We used the first 20 genetic principal components, genotype array, age2, age × sex and age2 × sex as covariates for the UKB. For the other cohorts, we used the first ten principle components, age2, age × sex and age2 × sex as covariates. Age and sex, as well as other environmental factors, were included as the interaction terms with genotypes, and the variables used for interaction terms were automatically included as covariates. We also included the status of the target diseases in BBJ as covariates for quantitative traits and overall survival. We included the status of statin medication as an additional covariate for metabolome measurements. For sex-specific diseases in the phenome-wide association study, we excluded sex from the environmental factors and age × sex and age2 × sex from covariates.
Following that previous cross-population GWAS used the distance-based locus definition21, we defined that the genome-wide significant variants were in the same locus if their distance was less than 500 kbp. For the genome-wide G×E interaction tests on the proteome and metabolome, we first targeted 56 lead variants of clinical G×E interactions, including those identified by meta-analyses.
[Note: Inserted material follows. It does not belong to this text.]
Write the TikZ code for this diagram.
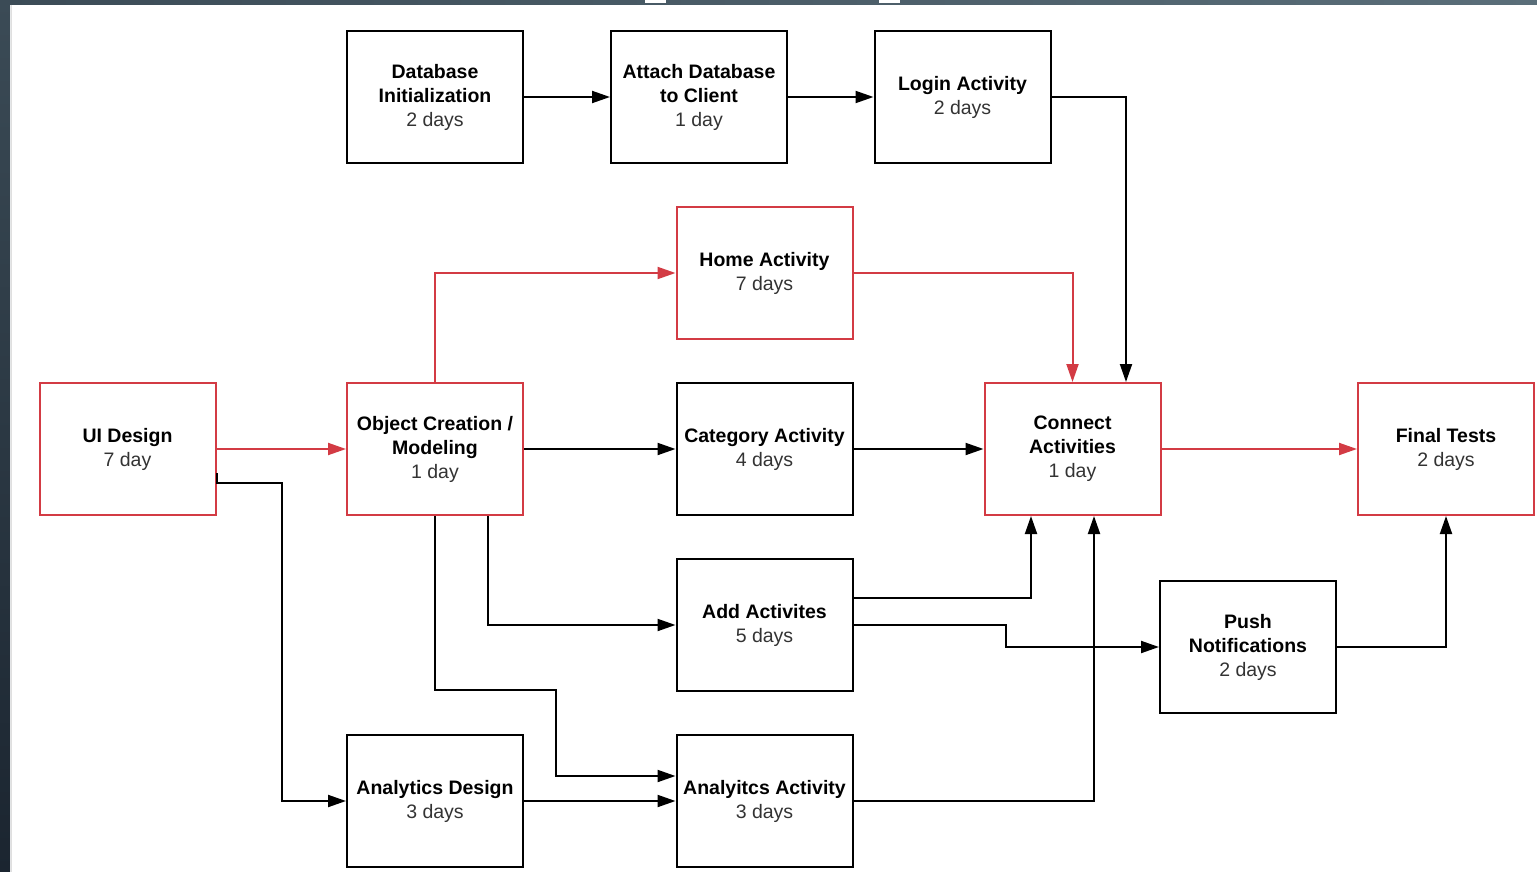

We then extended the targets on the metabolome to (1) genotyped variants in each cohort, (2) HapMap3 variants and (3) the variants targeted by the meta-analysis across BBJ and UKB, to reduce the computational cost. After defining the metabolome G×E loci based on their distance as above, we merged the metabolome G×E loci if they overlapped with the same locus defined for the clinical traits. See Supplementary Methods for further methodological details.
Ethics statement
This study was approved by the ethics committee of the University of Osaka (approval no. 734-18) and the ethics committee of the Graduate School of Medicine, the University of Tokyo (2023405G-(4)).
Reporting summary
Further information on research design is available in the Nature Portfolio Reporting Summary linked to this article.